The order of magnitude increase in computing time also means simulations are no longer limited to a single, make-or-break run.

“Someone’s going to get to run a landmark case, and then they’re going to look at the output and see if they can do better,” Schulz said. “That’s going to lead to breakthrough science because it’s the first time that researchers will be able to run at such a large scale and be able to do it with frequency.”

With one of the lowest cost-per-flop ratios of any high-end system, Ranger is seen as a tremendous economic stimulator, propelling leading-edge science and technology forward and keeping the U.S. competitive. If petascale resources open up brand new avenues of research, as is believed, NSF’s funding will be repaid with breakthrough discoveries far in excess of their price tag.

Designed for the Future

Scientists say there is another important reason to build systems of this scale. Ranger provides a research and development platform for future technologies that will affect us all. Just as today’s laptops are more powerful than the fastest supercomputers 20 years ago, so too will the computers of tomorrow be far more powerful than Ranger. As massive parallel computer architectures of the kind seen on HPC systems become commonplace in the coming years, the work of optimizing the interactions among tens of thousands of processors has great social and economic importance.

“It looks like a lot of what scientists are doing is esoteric and limited to a niche area,” Ghattas said. “But the reality is that developing new mathematical models, new computational algorithms, new software implementations that can best harness these thousands of processors-that technology trickles down.”

The trickle-down effect extends the benefits of Ranger from a small community of leading-edge scientists to the public, who will inherit the solutions developed on these high-end, specialized systems.
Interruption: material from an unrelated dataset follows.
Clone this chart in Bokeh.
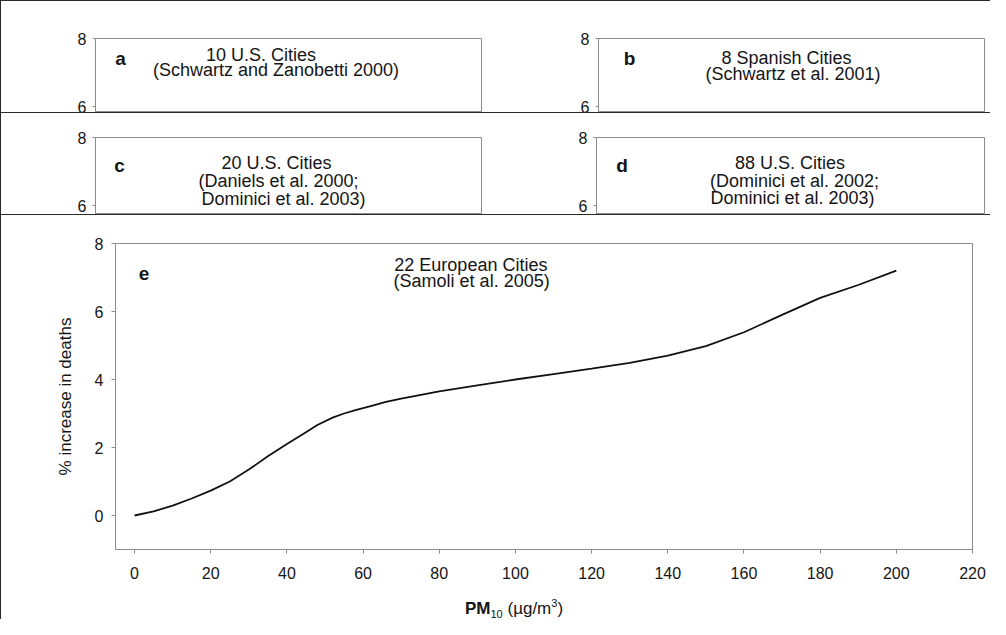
from bokeh.plotting import figure
from bokeh.models import Range1d, FixedTicker, Label, Div
from bokeh.layouts import column, row
from bokeh.embed import file_html
from bokeh.resources import INLINE

# ---- data ----
pm10 = [0, 5, 10, 15, 20, 25, 30, 35, 40, 45, 48, 52, 55, 58, 62, 66, 70, 80, 90,
        100, 110, 120, 130, 140, 150, 160, 170, 180, 190, 200]
pct_increase = [0.0, 0.12, 0.29, 0.50, 0.73, 1.00, 1.35, 1.74, 2.10, 2.45, 2.66,
                2.88, 3.00, 3.10, 3.22, 3.34, 3.44, 3.65, 3.83, 4.00, 4.16, 4.32,
                4.49, 4.70, 4.98, 5.39, 5.90, 6.40, 6.78, 7.20]
x_ticks = [0, 20, 40, 60, 80, 100, 120, 140, 160, 180, 200, 220]
y_ticks = [0, 2, 4, 6, 8]
panel_letters = ["a", "b", "c", "d", "e"]
panel_titles = [
    ["10 U.S. Cities", "(Schwartz and Zanobetti 2000)"],
    ["8 Spanish Cities", "(Schwartz et al. 2001)"],
    ["20 U.S. Cities", "(Daniels et al. 2000;", "Dominici et al. 2003)"],
    ["88 U.S. Cities", "(Dominici et al. 2002;", "Dominici et al. 2003)"],
    ["22 European Cities", "(Samoli et al. 2005)"],
]
y_title = "% increase in deaths"
x_title_main, x_title_sub, x_title_unit, x_title_sup = "PM", "10", "(\u00b5g/m", "3"

FONT = "Liberation Sans"
FRAME = "#8c8c8c"
INK = "#151515"
SEP = "#2a2a2a"


def style(p, tick_size, standoff):
    p.outline_line_color = FRAME
    p.outline_line_width = 1
    p.xgrid.visible = False
    p.ygrid.visible = False
    p.background_fill_color = "white"
    p.border_fill_color = "white"
    for ax in p.axis:
        ax.axis_line_color = FRAME
        ax.major_tick_line_color = FRAME
        ax.minor_tick_line_color = None
        ax.major_tick_in = 0
        ax.major_tick_out = 4
        ax.major_label_text_font = FONT
        ax.major_label_text_font_size = tick_size
        ax.major_label_text_color = INK
        ax.major_label_standoff = standoff
    p.yaxis.ticker = FixedTicker(ticks=y_ticks)
    p.xaxis.ticker = FixedTicker(ticks=x_ticks)


def label(p, x, y, text, size="18px", bold=False, align="center"):
    p.add_layout(Label(x=x, y=y, text=text, text_font=FONT,
                       text_font_size=size, text_color=INK,
                       text_font_style="bold" if bold else "normal",
                       text_align=align, text_baseline="middle"))


def top_panel(w, h, mbl, mbr, mbt, ybot, idx, letter_pos, line_pos):
    p = figure(width=w, height=h, output_backend="svg", toolbar_location=None,
               x_range=Range1d(-5, 220), y_range=Range1d(ybot, 8),
               min_border_left=mbl, min_border_right=mbr,
               min_border_top=mbt, min_border_bottom=0)
    style(p, "16px", 6)
    p.xaxis.visible = False
    p.yaxis.major_tick_out = 3
    label(p, letter_pos[0], letter_pos[1], panel_letters[idx], size="19px", bold=True)
    for txt, (lx, ly) in zip(panel_titles[idx], line_pos):
        label(p, lx, ly, txt)
    return p


pa = top_panel(494, 111, 94, 14, 37, 8 - 74 / 34, 0,
               (9.6, 7.41), [(91.5, 7.51), (100.2, 7.07)])
pb = top_panel(495, 111, 103, 6, 37, 8 - 74 / 34, 1,
               (13.1, 7.40), [(104.6, 7.44), (108.4, 6.96)])
pc = top_panel(494, 101, 94, 14, 24, 8 - 77 / 34, 2,
               (9.0, 7.19), [(100.5, 7.24), (101.7, 6.71), (104.6, 6.20)])
pd = top_panel(495, 101, 101, 6, 24, 8 - 77 / 34, 3,
               (9.8, 7.18), [(107.2, 7.24), (109.8, 6.71), (108.7, 6.21)])

pe = figure(width=989, height=379, output_backend="svg", toolbar_location=None,
            x_range=Range1d(-5, 220), y_range=Range1d(-1, 8),
            min_border_left=114, min_border_right=18,
            min_border_top=28, min_border_bottom=45)
style(pe, "16px", 8)
pe.xaxis.major_label_standoff = 13
pe.yaxis.axis_label = y_title
pe.yaxis.axis_label_text_font = FONT
pe.yaxis.axis_label_text_font_size = "17px"
pe.yaxis.axis_label_text_font_style = "normal"
pe.yaxis.axis_label_text_color = INK
pe.yaxis.axis_label_standoff = 17
pe.line(pm10, pct_increase, line_color="#111111", line_width=1.8)
label(pe, 2.5, 7.12, panel_letters[4], size="19px", bold=True)
label(pe, 88.3, 7.38, panel_titles[4][0])
label(pe, 88.5, 6.91, panel_titles[4][1])

x_title_html = (
    '<div style="padding-left:464px; padding-top:6px; line-height:17px; '
    "font-family:'Liberation Sans', Arial, sans-serif; font-size:17px; "
    'color:#151515; white-space:nowrap;">'
    f"<b>{x_title_main}</b>"
    f'<span style="font-size:11px; position:relative; top:4px;">{x_title_sub}</span>'
    f" {x_title_unit}"
    f'<span style="font-size:11px; position:relative; top:-7px;">{x_title_sup}</span>)'
    "</div>"
)
x_title_div = Div(text=x_title_html, width=989, height=25, margin=0,
                  styles={"background-color": "white"})


def hline(w):
    return Div(width=w, height=1, margin=0, styles={"background-color": SEP})


def vline(h):
    return Div(width=1, height=h, margin=0, styles={"background-color": SEP})


right = column(
    row(pa, pb, spacing=0),
    hline(989),
    row(pc, pd, spacing=0),
    hline(989),
    pe,
    x_title_div,
    spacing=0,
)
layout = column(hline(990), row(vline(618), right, spacing=0), spacing=0)

open("out.html", "w").write(file_html(layout, INLINE))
After lobbying for a system of this scale for more than a decade, researchers now have a tool to catalyze and accelerate discovery throughout science.

“This is going to pay tremendous dividends to the computational science community,” Ghattas said. “But now, the ball is in our court. We have to deliver.”

“We have an obligation to ensure that Ranger is a tremendously useful investment,” Boisseau said. “We have no doubt that over its four-year life cycle, a massive amount of research will be enabled by this system. It is our responsibility to make sure that the system is as effective as possible for groundbreaking research on a daily basis.”

Ranger will be officially dedicated in a ceremony on Feb. 22.